Turkish Embassy Letters, a work celebrated in its own way, is where the Lady’s delightful description of her visit to a bath in Turkey occurs. Quite naturally, the lady went to a women’s bath, and her description does not necessarily apply in all details to a men’s bath, but there could not have been too many dissimilarities, one imagines, at least in the physical description of the structures and the set-up.

"In one of these covered wagons" the Lady writes, "I went to the bagno about ten o’clock. It was already full of women. It is built of stone in the shape of a dome, with no windows but in the roof, which gives light enough. There were five of these domes joined together, the outmost being less than the rest and serving only as a hall, where the portress stood at the door. Ladies of quality generally give this woman the value of a crown or ten shillings and I did not forget that ceremony. The next room is a very large one paved with marble, and all round it raised two sofas of marble one above another. There were four fountains of cold water in this room, falling first into marble basins, and then running on the floor in little channels made for that purpose, which carried the streams into the next room, something less than this, with the same sort of marble sofas, but so hot with steams of sulphur proceeding from the baths joining to it, ‘twas impossible to stay there with one’s clothes on. The two other domes were the hot baths, one of which had cocks of cold water turning into it to temper it to what degree of warmth the bathers have a mind to."

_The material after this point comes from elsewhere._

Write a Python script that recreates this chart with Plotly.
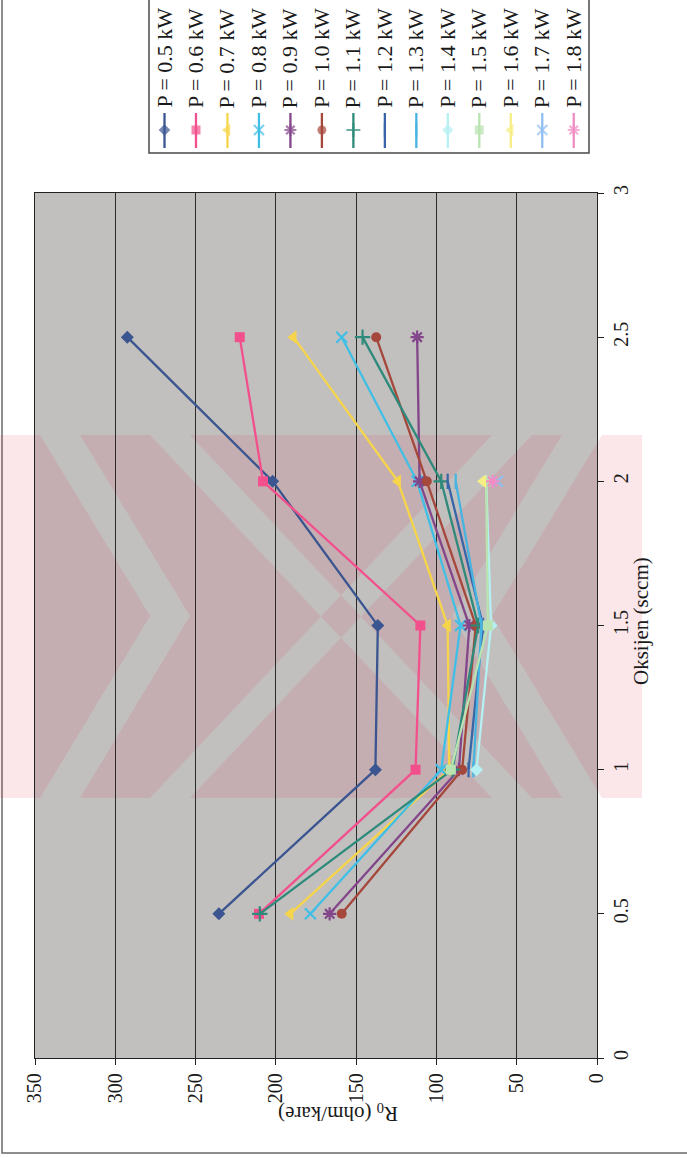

So on does this long account proceed, filled with vignettes laced with wit and astute observation. But slowly, through it, and through the corridors of gossip and camaraderie and playfulness that she records, one is led to understanding how places like these worked. And to appreciating how elegant these structures could be and how much a part of civilised life they were in those times.

The Turkish baths were an obvious throwback to the Greek or Roman, mostly Roman, baths—thermae as they were called—in their facilities, especially in respect of the different chambers of which the baths consisted: the frigidarium or the cold room, the tepidarium or the warm room, and the caldarium or hot room, back to the room with the cold plunge. They had none of the fine statuary and marble columns and mosaics that made Roman baths what they were—great architectural and visual treats—but they had an elegance of their own, especially reflected as it was in the tall domes and the exquisite shafts of light that filtered through from a great height, bathing everything in a gentle glow.

Turkish baths were places where Ottoman citizens, as has been said, expressed at once their sensual, spiritual, and symbolic being. This is where body and soul were meant to be reconciled. Much else happened inside Turkish baths too, and one can go on speaking of them, as poets have done over time, sometimes with levity, at others with wit. But my mind turns easily to that great verse extolling the virtues of good company that Sa’adi, the great Persian poet, wrote against the background of a hammam and begins with the words: "gili khushboo-e dar hammam rozi/ raseed az dast-i mahboobi ba-dastam `85."

One can only render it into poor prose. One day, the poet says, I received in the hammam, a wonderfully fragrant cake of clay (an early substitute for soap) from the hand of the loved one. Amazed, I turned to the clay and asked: ‘what are you that you smell so sweet? Amber? Musk?’ In answer, the tablet said quietly: ‘I am neither. I am but a clod of earth; my fragrance comes only from the company of flowers that I was in.’